The amorphous hacktivist group Anonymous appears to be back at it again — and this time, they're claiming that the Bored Ape Yacht Club is smuggling the worst kind of ideologies into broad daylight.

In a nearly nine-minute video released this week, the hacker collective accused Yuga Labs, the organization behind the BAYC non-fungible token (NFT) project, of hiding "esoteric" Nazi, white supremacist, and even pedophilic symbolism in its sought-after art.

Beyond echoing the Nazi symbolism allegations that first appeared about the project earlier this year, Anonymous claims to have proof "beyond a shadow of a doubt" that Yuga Labs intentionally put secret Nazi imagery in its NFTs. The evidence, according to the video, is gleaned from intensive research and interviews with purportedly key figures, though the collective did not share any of that information in the video.

Anonymous claims that this video will be the first communiqué in a campaign bent on taking down the BAYC, which it says will include a "pitch deck" for investors. The group also challenged Yuga Labs to a debate with a location and moderator of the latter's choosing.

The allegations, which the Yuga Labs founders have strenuously denied, appear to have been originated with shock jock digital artist Ryder Ripps, who in January published a Geocities-esque website claiming to outline the many ways in which BAYC uses thinly-veiled Nazi symbolism in its AI-generated NFT art.

Indeed, in the Anonymous video, Ripps' name can be seen flashed across the screen at one point in an apparent reference to Yuga Labs' copyright infringement lawsuit against the artist — onetime Azealia Banks fiancé — over his apparently-satirical copycat NFT collection.

While Ripps' allegations are indeed shocking, they're also entirely circumstantial and based on visual similarities, albeit eyebrow-raising ones.
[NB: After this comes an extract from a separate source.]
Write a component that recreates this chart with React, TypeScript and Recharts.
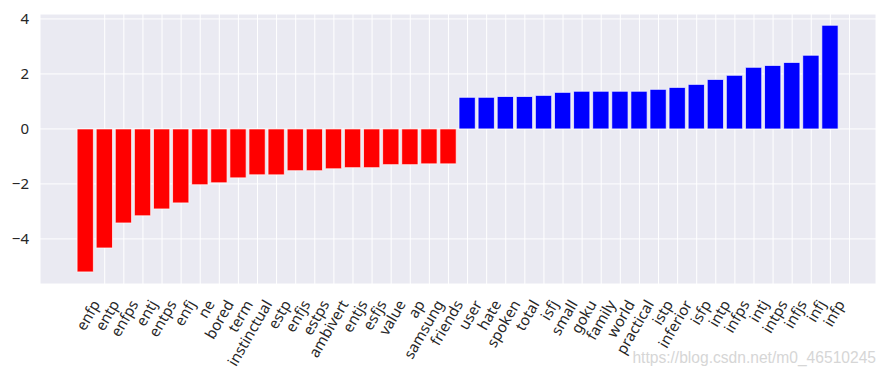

Perhaps the most jarring similarity is between the BAYC logo and the Nazi Totenkopf emblem. As Ripps pointed out, the ape skull in the BAYC even had exactly 18 teeth, echoing the Totenkopf in a known numerical reference to Nazism. Here's Ripps' illustration of the similarities:

While the BAYC-Totenkopf parallels do seem salient, many of the other allegations made by Ripps — and subsequently Anonymous — seem to carry far less water, relying on seemingly tenuous observations that Yuga Labs has argued often have more benign explanations.

While it's unsettling to consider that an extremely popular digital art line would contain veiled references to either of these ideologies or practices, Ripps' and Anonymous' claims still seem awfully hazy. And while BAYC people can be pretty cringe, any suggestion that the tokens' value is linked to a perceived link to Nazism seems fairly farfetched.

Until Anonymous or Ripps comes forward with direct evidence, we're just going to have to go on their word — and for allegations as serious as these, that doesn't seem quite good enough. They say have the proof, so let's see it.